The Voidspace Techie Blog

Gravatar Check out the comments on Zonbu; apparently you can get the same computer directly from the manufacturer for less.


Gravatar Hmm... worth looking at. Thanks Ian.

I really ought to wait until I have a specific project in mind though - I have too many toys already.


Gravatar I don't find the Drobo too enticing, myself. It seems like a lot of cash for what is essentialy a USB drive enclosure, albeit one with hardware replication across drives (that is, not RAID but like RAID), especially when compared to prices for competing network-connected RAID enclosures. I'd also worry about how accessible my data is when the drives are outside the Drobo -- it's bound to break someday, and I'd hate for "buy another one" to be the only feasible recovery option for the data on your 4 HDs (and if it uses unique IDs on the partitions or something, even that might not be an option). I mean, there's the question of how it is that it spreads data across the disks, and how you'd go about piecing them back together into a single filesystem, and the fact that it supposedly only allows certain filesystems to be used on the "virtual" 2TB device it presents to the OS suggests it is doing something "intelligent" which will make recovery even more difficult.
I suppose it might be worth the premium if you either already had a server to attach it to or perhaps weren't interested in network access at all but did have several drives of different sizes which you were determined to get the most capacity out of -- but I wonder if it wouldn't end up costing just the same to get a competing RAID product and brand new drives?
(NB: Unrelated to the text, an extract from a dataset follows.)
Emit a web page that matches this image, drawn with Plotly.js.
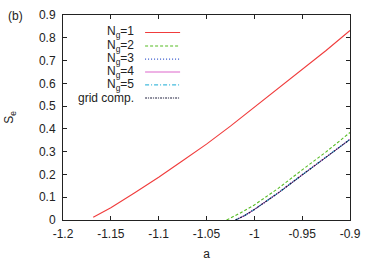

Considering most of those networked RAID devices run Linux and are able to also do some other nifty stuff (like automated backups to an online storage service), the Drobo just doesn't excite me. Still, there's a review at ArsTechnica which I haven't really read through yet that might demonstrate it to be much cooler than I suspect.


Gravatar I guess I hear to many horror stories about RAID, and one less thing to administer sounds good.
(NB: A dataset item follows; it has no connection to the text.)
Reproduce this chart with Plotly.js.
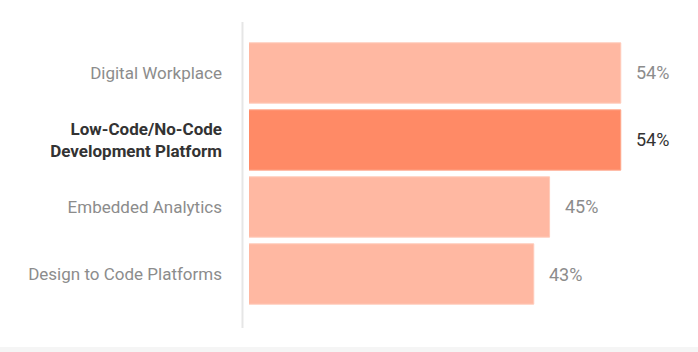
<!DOCTYPE html>
<html>
<head>
<meta charset="utf-8">
<script src="https://cdn.plot.ly/plotly-3.0.1.min.js"></script>
<style>
html,body{margin:0;padding:0;background:#fff;}
#chart{width:698px;height:352px;}
</style>
</head>
<body>
<div id="chart"></div>
<script>
var categories = ["Digital Workplace", "Low-Code/No-Code Development Platform", "Embedded Analytics", "Design to Code Platforms"];
var tickLabels = ["Digital Workplace", "<b>Low-Code/No-Code<br>Development Platform</b>", "Embedded Analytics", "Design to Code Platforms"];
var values = [54, 54, 45, 43];
var valueLabels = ["54%", "54%", "45%", "43%"];
var highlighted = [false, true, false, false];

var lightColor = "#FFB8A2";
var darkColor = "#FF8A66";

var trace = {
  type: "bar",
  orientation: "h",
  y: categories,
  x: values,
  marker: {
    color: highlighted.map(function(h){return h ? darkColor : lightColor;}),
    line: {color: highlighted.map(function(h){return h ? "#ffa88c" : "#ffcbba";}), width: 1}
  },
  hoverinfo: "none"
};

var annotations = categories.map(function(c, i){
  return {
    x: values[i], y: c, xref: "x", yref: "y",
    text: valueLabels[i], showarrow: false,
    xanchor: "left", yanchor: "middle", xshift: 13,
    font: {family: "Roboto, sans-serif", size: 18, color: highlighted[i] ? "#333333" : "#8c8c8c"}
  };
});

var layout = {
  width: 698, height: 352,
  margin: {l: 249, r: 8, t: 23, b: 24},
  paper_bgcolor: "#ffffff",
  plot_bgcolor: "#ffffff",
  showlegend: false,
  bargap: 0.1,
  font: {family: "Roboto, sans-serif"},
  xaxis: {range: [7, 62.75], visible: false, fixedrange: true},
  yaxis: {
    type: "category",
    categoryarray: categories,
    range: [3.806, -0.746],
    tickmode: "array",
    tickvals: categories,
    ticktext: tickLabels,
    ticks: "",
    showgrid: false,
    zeroline: false,
    showline: false,
    ticklabelstandoff: 26,
    tickfont: {family: "Roboto, sans-serif", size: 17, color: "#8c8c8c"}
  },
  annotations: annotations,
  shapes: [
    {type: "line", xref: "paper", yref: "paper", x0: -0.0148, x1: -0.0148, y0: 0, y1: 1.003,
     line: {color: "#e6e6e6", width: 2}},
    {type: "rect", xref: "paper", yref: "paper", x0: -1, x1: 2, y0: -0.0623, y1: -0.2,
     fillcolor: "#f5f5f5", line: {width: 0}, layer: "below"}
  ]
};

Plotly.newPlot("chart", [trace], layout, {displayModeBar: false, staticPlot: true}).then(function(){
  var ticks = document.querySelectorAll(".ytick text");
  ticks.forEach(function(t, i){
    if (highlighted[i]) t.style.fill = "#333333";
  });
});
</script>
</body>
</html>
I understand that trying to recover data from a screwed up RAID system isn't much fun either...


Gravatar I guess what I was saying is if you consider it hard to recover a RAID system, imagine how much worse it would be if you didn't even know how the data was stored on the drives you're trying to recover. RAID at least results in a static, configured-at-installation-time 1-block-to-1-block mapping of data between HDs (as a result of requiring same-sized drives), while the Drobo dynamically changes the mappings between *portions* of drives as new drives are added or removed -- I wonder if those dynamic partitionings of the drives will become more and more numerous and fragmented if you upgrade drives often enough?
That said, you also need to remember that there are several different types of RAID, but the only ones you should compare horror stories with to the Drobo are the ones actually meant to make data safe (as opposed to the ones designed to make data half as safe but faster to access, like RAID 0), which are basically RAID 1 and RAID 5 (RAID 5 is the most like the Drobo, I think). Neither of those can recover from a loss of more than half of the drives they're spread across, but neither can the Drobo, I assume.
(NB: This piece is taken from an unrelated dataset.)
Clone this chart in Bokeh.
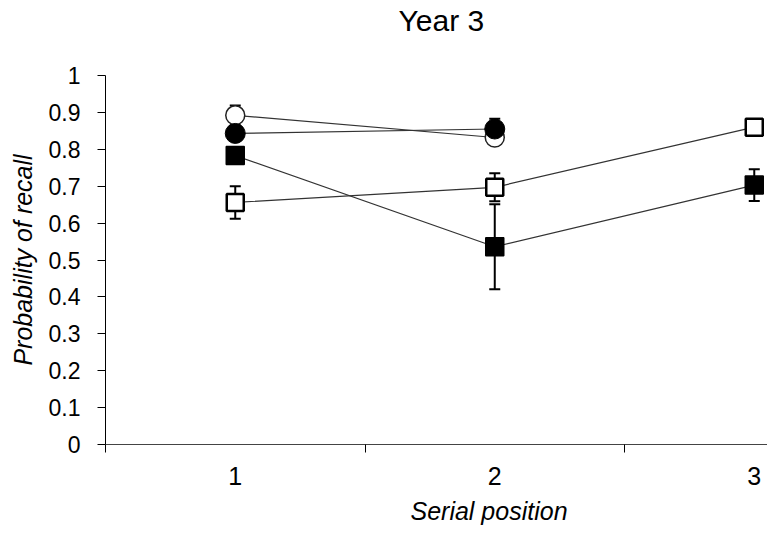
from bokeh.plotting import figure
from bokeh.models import Range1d, FixedTicker, Whisker, TeeHead, ColumnDataSource, Title
from bokeh.embed import file_html
from bokeh.resources import INLINE

positions = [1, 2, 3]
y_ticks = [0, 0.1, 0.2, 0.3, 0.4, 0.5, 0.6, 0.7, 0.8, 0.9, 1.0]

# series (serial position -> probability of recall, standard error)
open_circle_x = [1, 2]
open_circle_y = [0.892, 0.832]
open_circle_err = [0.027, 0.02]

filled_circle_x = [1, 2]
filled_circle_y = [0.843, 0.855]
filled_circle_err = [0.02, 0.028]

filled_square_x = [1, 2, 3]
filled_square_y = [0.783, 0.536, 0.703]
filled_square_err = [0.02, 0.115, 0.043]

open_square_x = [1, 2, 3]
open_square_y = [0.656, 0.697, 0.860]
open_square_err = [0.044, 0.038, 0.02]

FONT = "Liberation Sans"

p = figure(width=767, height=533, output_backend="svg", toolbar_location=None,
           title=None,
           x_range=Range1d(0.5, 3.051), y_range=Range1d(0, 1),
           min_border_left=105, min_border_right=0, min_border_top=75, min_border_bottom=89)
p.outline_line_color = None
p.xgrid.visible = False
p.ygrid.visible = False
p.background_fill_color = "white"

# spacer panel between title and frame
p.add_layout(Title(text=" ", text_font_size="1px", standoff=34), "above")
p.add_layout(Title(text="Year 3", align="left", offset=293, vertical_align="top",
                   standoff=0, text_font=FONT, text_font_size="30px",
                   text_font_style="normal", text_color="#000000"), "above")

# y axis
p.yaxis.ticker = FixedTicker(ticks=y_ticks)
p.yaxis.major_label_overrides = {0: "0", 1: "1", 1.0: "1"}
p.yaxis.major_label_text_font = FONT
p.yaxis.major_label_text_font_size = "23px"
p.yaxis.major_label_text_color = "#000000"
p.yaxis.major_tick_in = 0
p.yaxis.major_tick_out = 8
p.yaxis.minor_tick_line_color = None
p.yaxis.axis_line_color = "#000000"
p.yaxis.major_tick_line_color = "#000000"
p.yaxis.major_label_standoff = 17
p.yaxis.axis_label = "Probability of recall"
p.yaxis.axis_label_text_font = FONT
p.yaxis.axis_label_text_font_style = "italic"
p.yaxis.axis_label_text_font_size = "25px"
p.yaxis.axis_label_text_color = "#000000"
p.yaxis.axis_label_standoff = 9

# x axis
p.xaxis.ticker = FixedTicker(ticks=positions, minor_ticks=[0.5, 1.5, 2.5])
p.xaxis.major_tick_in = 0
p.xaxis.major_tick_out = 0
p.xaxis.minor_tick_in = 0
p.xaxis.minor_tick_out = 8
p.xaxis.minor_tick_line_color = "#000000"
p.xaxis.axis_line_color = "#444444"
p.xaxis.major_label_text_font = FONT
p.xaxis.major_label_text_font_size = "25px"
p.xaxis.major_label_text_color = "#000000"
p.xaxis.major_label_standoff = 14

p.add_layout(Title(text="Serial position", align="left", offset=305, standoff=14,
                   text_font=FONT, text_font_size="25px", text_font_style="italic",
                   text_color="#000000"), "below")

def errbars(xs, ys, es):
    src = ColumnDataSource(dict(x=xs, lo=[y - e for y, e in zip(ys, es)],
                                hi=[y + e for y, e in zip(ys, es)]))
    w = Whisker(source=src, base="x", lower="lo", upper="hi", line_width=2,
                line_color="#000000",
                upper_head=TeeHead(size=11, line_width=2, line_color="#000000"),
                lower_head=TeeHead(size=11, line_width=2, line_color="#000000"))
    p.add_layout(w)

for xs, ys, es in [(open_circle_x, open_circle_y, open_circle_err),
                   (filled_circle_x, filled_circle_y, filled_circle_err),
                   (filled_square_x, filled_square_y, filled_square_err),
                   (open_square_x, open_square_y, open_square_err)]:
    errbars(xs, ys, es)

LC = "#333333"
p.line(open_circle_x, open_circle_y, line_color=LC, line_width=1.2)
p.line(filled_circle_x, filled_circle_y, line_color=LC, line_width=1.2)
p.line(filled_square_x, filled_square_y, line_color=LC, line_width=1.2)
p.line(open_square_x, open_square_y, line_color=LC, line_width=1.2)

p.scatter(open_circle_x, open_circle_y, marker="circle", size=19,
          fill_color="white", line_color="#222222", line_width=1.5)
p.scatter(filled_circle_x, filled_circle_y, marker="circle", size=20,
          fill_color="black", line_color="black", line_width=1)
p.scatter(filled_square_x, filled_square_y, marker="square", size=18,
          fill_color="black", line_color="black", line_width=1.5)
p.scatter(open_square_x, open_square_y, marker="square", size=17,
          fill_color="white", line_color="black", line_width=2.5)

open("out.html", "w").write(file_html(p, INLINE))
If I were looking for an easy-to-administer data integrity solution (not that I actually store my personal data on anything other than a single 320GB drive with no backups to speak of), I'd prefer an easy-to-use hardware RAID 1 solution -- RAID 1 basically works by making a bit-for-bit "full-disk image" of a drive (like those produced by programs like Norton Ghost) to a second HD and then keeping that image synchronized on every write. So if one of the drives dies you still have a full copy of all your data (which can be copied as a "full-disk image" to a new hard drive which can then replace the dead drive -- usually this process is transparent and automated by the RAID controller every time you pull out a drive and put in a new one (hot-swap), though it does slow down access to the drive it is copying from while it is making the full-disk copy). And if the RAID controller dies, it just means your have a regular, working disk with all your information on it, and another regular, working disk with all your information on it. In other words, recovery involves taking either of the two drives and connecting it to a standard controller of whatever type of drive it is (SATA/IDE/whatever), even an external USB box.
It's pretty fool-proof as an idea, the problems (and horror stories) come when the RAID controller requires complex configuring to get it to actually do this, or when it relies on a weird on-disk format rather than just writing through everything it receives (in which case a dead RAID controller doesn't equal two functioning but separate disks, just two separate disks which will need a new RAID controller before you can access them). Also you have to pay for two hard drives but then only get to "use" one of them (since the other is just an exact copy, space-wise).